Listed records.
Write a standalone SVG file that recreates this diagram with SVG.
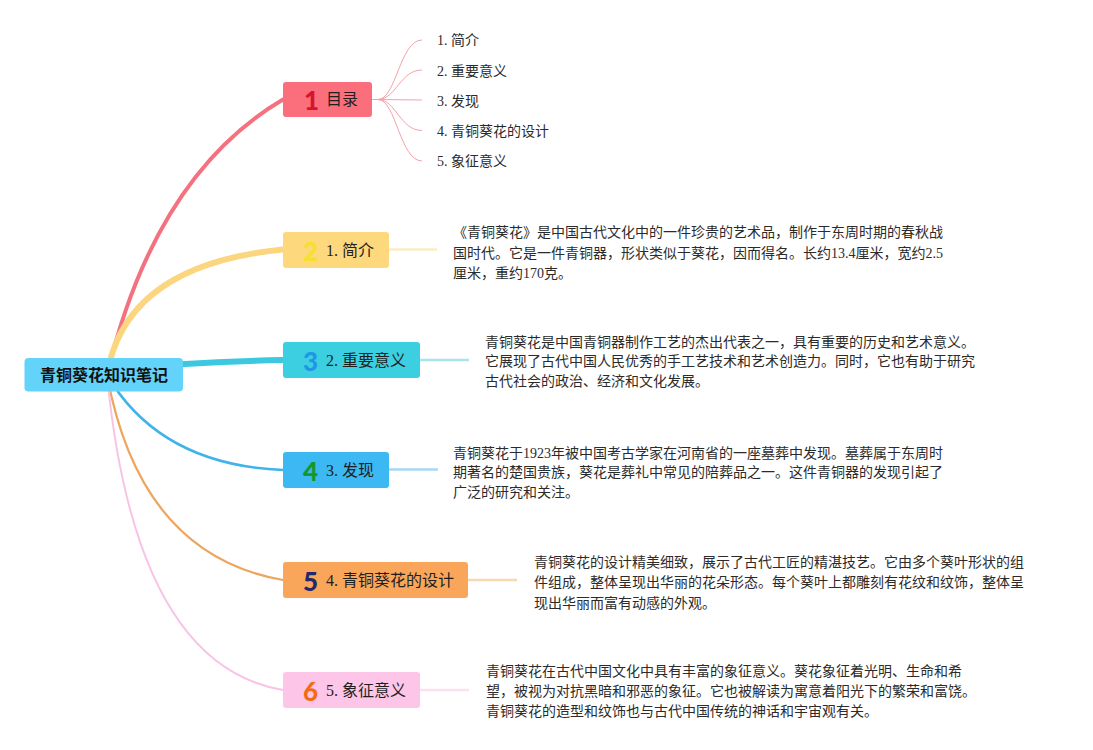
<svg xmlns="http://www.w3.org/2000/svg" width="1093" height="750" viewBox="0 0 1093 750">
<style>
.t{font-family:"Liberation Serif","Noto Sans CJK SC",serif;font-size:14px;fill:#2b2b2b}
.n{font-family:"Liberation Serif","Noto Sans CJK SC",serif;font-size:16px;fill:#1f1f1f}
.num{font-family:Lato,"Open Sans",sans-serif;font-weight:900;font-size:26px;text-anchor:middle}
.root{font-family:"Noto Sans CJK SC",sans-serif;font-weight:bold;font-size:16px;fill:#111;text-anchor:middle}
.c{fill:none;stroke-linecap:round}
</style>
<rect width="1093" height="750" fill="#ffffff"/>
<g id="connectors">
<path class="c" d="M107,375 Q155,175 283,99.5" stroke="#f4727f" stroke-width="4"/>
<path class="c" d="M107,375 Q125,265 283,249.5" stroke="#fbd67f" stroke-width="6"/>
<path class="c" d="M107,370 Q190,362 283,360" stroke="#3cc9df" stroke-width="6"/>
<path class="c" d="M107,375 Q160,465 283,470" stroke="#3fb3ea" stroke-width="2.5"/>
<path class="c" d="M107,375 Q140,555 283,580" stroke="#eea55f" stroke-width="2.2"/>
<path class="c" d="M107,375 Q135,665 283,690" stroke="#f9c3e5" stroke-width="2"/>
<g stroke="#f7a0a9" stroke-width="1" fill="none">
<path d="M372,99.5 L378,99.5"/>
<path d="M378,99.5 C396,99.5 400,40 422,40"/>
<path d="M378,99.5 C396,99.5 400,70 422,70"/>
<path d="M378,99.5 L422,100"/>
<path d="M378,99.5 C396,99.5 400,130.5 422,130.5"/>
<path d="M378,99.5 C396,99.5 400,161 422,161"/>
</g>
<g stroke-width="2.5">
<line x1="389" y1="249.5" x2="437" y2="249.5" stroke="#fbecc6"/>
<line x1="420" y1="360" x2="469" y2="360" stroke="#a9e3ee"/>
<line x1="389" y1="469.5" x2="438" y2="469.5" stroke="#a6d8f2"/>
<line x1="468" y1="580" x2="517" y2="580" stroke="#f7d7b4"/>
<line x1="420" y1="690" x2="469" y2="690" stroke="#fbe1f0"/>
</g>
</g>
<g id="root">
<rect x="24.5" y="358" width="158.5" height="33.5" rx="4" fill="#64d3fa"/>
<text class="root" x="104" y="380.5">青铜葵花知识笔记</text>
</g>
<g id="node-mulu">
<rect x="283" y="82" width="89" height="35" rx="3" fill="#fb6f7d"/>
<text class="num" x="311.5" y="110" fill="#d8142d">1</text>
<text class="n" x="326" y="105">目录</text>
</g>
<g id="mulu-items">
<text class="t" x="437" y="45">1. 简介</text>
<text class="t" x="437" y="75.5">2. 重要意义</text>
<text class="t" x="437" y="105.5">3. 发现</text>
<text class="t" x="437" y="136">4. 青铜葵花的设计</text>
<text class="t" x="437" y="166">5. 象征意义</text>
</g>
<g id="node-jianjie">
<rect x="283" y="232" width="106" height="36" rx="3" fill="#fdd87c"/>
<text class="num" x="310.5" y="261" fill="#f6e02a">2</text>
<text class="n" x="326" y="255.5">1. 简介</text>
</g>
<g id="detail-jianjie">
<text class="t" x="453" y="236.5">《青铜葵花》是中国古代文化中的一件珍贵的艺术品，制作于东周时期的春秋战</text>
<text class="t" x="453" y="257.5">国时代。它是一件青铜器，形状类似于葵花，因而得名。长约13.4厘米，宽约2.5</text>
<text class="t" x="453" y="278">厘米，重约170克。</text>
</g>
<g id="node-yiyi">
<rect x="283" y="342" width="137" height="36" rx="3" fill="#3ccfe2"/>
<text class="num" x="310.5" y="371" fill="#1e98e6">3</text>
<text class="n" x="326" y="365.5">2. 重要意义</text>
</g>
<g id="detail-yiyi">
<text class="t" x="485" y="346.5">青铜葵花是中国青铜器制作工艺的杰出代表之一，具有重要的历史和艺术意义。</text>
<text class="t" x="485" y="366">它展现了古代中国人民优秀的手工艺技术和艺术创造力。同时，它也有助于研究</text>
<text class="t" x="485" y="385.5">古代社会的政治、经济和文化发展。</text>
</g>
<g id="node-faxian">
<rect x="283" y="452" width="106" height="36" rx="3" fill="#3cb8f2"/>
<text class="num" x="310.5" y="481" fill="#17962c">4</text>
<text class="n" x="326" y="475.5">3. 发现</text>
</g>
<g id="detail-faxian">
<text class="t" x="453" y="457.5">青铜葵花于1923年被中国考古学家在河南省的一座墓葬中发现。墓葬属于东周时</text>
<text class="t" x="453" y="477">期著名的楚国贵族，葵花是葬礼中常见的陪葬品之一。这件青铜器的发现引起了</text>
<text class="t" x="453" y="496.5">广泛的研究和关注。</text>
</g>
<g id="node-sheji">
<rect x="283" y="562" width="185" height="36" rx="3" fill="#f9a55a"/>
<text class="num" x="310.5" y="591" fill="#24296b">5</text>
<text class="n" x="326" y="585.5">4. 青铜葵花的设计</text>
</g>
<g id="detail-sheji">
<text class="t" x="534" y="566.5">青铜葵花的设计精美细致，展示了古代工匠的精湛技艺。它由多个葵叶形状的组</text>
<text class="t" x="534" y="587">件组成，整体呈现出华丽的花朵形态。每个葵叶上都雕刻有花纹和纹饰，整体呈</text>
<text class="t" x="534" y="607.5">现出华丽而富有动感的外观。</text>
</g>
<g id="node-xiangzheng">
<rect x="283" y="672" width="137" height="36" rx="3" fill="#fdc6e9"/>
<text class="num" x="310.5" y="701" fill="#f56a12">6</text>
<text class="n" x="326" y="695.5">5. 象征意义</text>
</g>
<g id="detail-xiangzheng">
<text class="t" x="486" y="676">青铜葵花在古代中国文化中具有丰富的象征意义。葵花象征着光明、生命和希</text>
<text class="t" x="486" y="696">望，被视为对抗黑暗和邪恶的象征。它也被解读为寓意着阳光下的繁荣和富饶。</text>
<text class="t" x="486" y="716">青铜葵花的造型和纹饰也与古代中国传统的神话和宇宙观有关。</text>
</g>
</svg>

--

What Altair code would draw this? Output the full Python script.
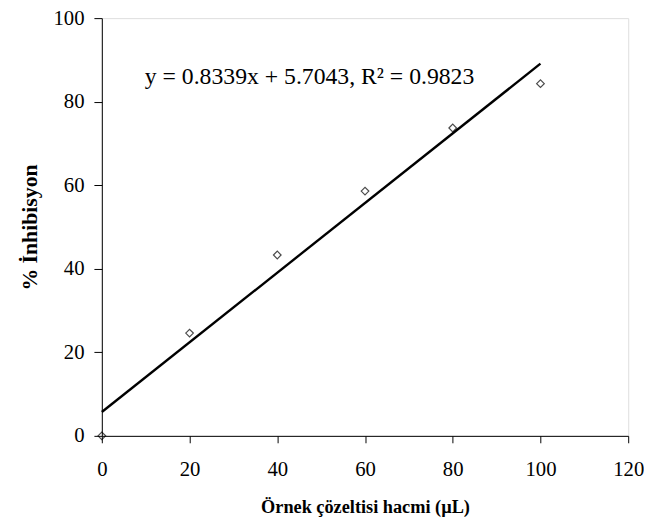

==

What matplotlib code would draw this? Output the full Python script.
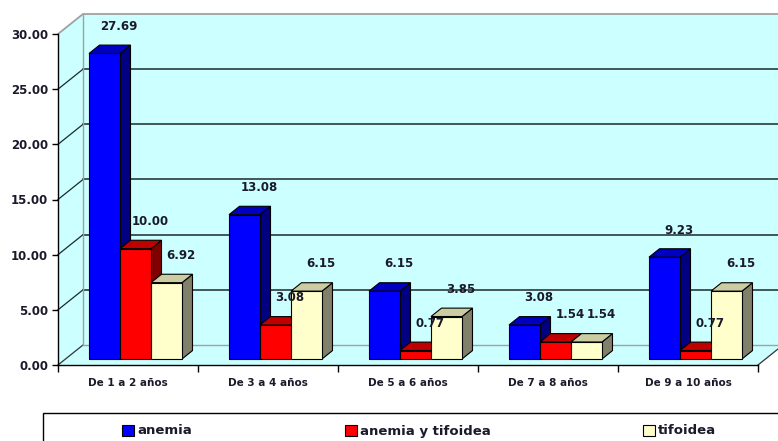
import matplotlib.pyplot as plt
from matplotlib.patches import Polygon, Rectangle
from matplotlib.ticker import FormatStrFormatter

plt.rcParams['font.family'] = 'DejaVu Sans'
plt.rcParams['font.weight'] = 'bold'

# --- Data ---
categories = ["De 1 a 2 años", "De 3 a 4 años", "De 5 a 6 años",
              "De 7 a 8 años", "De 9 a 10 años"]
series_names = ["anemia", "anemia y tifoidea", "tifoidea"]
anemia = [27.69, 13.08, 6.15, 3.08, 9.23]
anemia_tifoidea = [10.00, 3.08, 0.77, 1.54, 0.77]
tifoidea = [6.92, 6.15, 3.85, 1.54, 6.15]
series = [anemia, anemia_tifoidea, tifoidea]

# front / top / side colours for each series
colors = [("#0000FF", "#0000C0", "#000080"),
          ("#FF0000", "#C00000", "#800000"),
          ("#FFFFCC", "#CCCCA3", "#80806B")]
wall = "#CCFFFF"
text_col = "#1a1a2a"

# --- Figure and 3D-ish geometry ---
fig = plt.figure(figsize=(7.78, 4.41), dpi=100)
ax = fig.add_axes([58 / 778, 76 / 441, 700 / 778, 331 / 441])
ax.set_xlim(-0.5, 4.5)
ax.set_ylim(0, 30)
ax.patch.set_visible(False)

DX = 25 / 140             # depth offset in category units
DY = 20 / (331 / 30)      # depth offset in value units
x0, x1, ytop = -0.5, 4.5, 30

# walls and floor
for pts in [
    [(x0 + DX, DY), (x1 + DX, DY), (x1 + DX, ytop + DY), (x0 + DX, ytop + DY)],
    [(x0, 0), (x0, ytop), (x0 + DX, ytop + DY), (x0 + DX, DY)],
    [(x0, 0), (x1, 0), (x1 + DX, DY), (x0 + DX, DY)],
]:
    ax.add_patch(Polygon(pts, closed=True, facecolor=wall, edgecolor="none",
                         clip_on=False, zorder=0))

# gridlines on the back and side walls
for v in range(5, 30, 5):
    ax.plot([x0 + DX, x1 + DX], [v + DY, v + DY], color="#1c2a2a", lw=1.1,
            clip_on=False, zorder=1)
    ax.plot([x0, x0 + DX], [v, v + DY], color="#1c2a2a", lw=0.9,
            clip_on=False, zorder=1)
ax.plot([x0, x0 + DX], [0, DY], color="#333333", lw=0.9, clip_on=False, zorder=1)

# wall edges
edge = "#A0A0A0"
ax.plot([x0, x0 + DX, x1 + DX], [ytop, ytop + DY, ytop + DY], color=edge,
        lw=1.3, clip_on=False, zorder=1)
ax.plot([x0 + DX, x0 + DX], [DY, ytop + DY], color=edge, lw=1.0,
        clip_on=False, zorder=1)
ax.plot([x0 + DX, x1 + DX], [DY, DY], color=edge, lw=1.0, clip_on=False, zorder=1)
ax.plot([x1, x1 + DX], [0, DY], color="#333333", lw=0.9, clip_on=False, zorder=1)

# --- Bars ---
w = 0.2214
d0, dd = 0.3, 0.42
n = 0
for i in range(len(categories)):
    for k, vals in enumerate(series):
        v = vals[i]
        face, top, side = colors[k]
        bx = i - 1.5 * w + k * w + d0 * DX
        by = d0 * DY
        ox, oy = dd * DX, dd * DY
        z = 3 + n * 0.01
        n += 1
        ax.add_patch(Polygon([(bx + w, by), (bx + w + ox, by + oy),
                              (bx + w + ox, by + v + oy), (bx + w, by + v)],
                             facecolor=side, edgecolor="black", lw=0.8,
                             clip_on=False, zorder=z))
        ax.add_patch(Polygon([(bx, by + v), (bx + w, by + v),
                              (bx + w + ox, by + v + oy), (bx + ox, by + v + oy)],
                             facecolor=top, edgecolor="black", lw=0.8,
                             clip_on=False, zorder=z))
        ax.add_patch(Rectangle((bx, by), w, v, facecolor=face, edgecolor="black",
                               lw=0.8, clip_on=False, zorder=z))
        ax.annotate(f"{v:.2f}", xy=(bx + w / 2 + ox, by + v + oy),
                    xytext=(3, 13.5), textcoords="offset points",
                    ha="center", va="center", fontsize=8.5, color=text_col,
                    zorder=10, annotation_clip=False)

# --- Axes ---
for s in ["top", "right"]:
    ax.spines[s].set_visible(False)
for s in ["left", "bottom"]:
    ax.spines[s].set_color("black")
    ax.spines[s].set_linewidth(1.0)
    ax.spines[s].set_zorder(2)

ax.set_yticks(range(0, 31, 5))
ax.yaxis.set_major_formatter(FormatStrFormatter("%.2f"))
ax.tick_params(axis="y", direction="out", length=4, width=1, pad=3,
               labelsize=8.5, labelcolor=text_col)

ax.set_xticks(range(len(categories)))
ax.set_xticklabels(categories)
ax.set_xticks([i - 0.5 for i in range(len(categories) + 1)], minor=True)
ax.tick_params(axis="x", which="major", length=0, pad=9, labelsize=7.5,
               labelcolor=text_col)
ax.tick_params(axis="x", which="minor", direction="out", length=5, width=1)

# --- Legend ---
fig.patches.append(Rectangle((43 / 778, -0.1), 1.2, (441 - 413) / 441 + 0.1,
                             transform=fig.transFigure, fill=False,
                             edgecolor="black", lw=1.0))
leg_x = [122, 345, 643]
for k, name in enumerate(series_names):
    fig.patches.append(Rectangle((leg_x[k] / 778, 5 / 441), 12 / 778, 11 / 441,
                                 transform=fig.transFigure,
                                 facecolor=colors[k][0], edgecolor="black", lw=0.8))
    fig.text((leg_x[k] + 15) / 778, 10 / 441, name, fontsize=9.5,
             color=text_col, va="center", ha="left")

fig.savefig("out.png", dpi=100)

Required task. Using the listing above, show every line that includes the string "this".

Answer.
Write a standalone SVG file that recreates this diagram with SVG.
What Altair code would draw this? Output the full Python script.
What matplotlib code would draw this? Output the full Python script.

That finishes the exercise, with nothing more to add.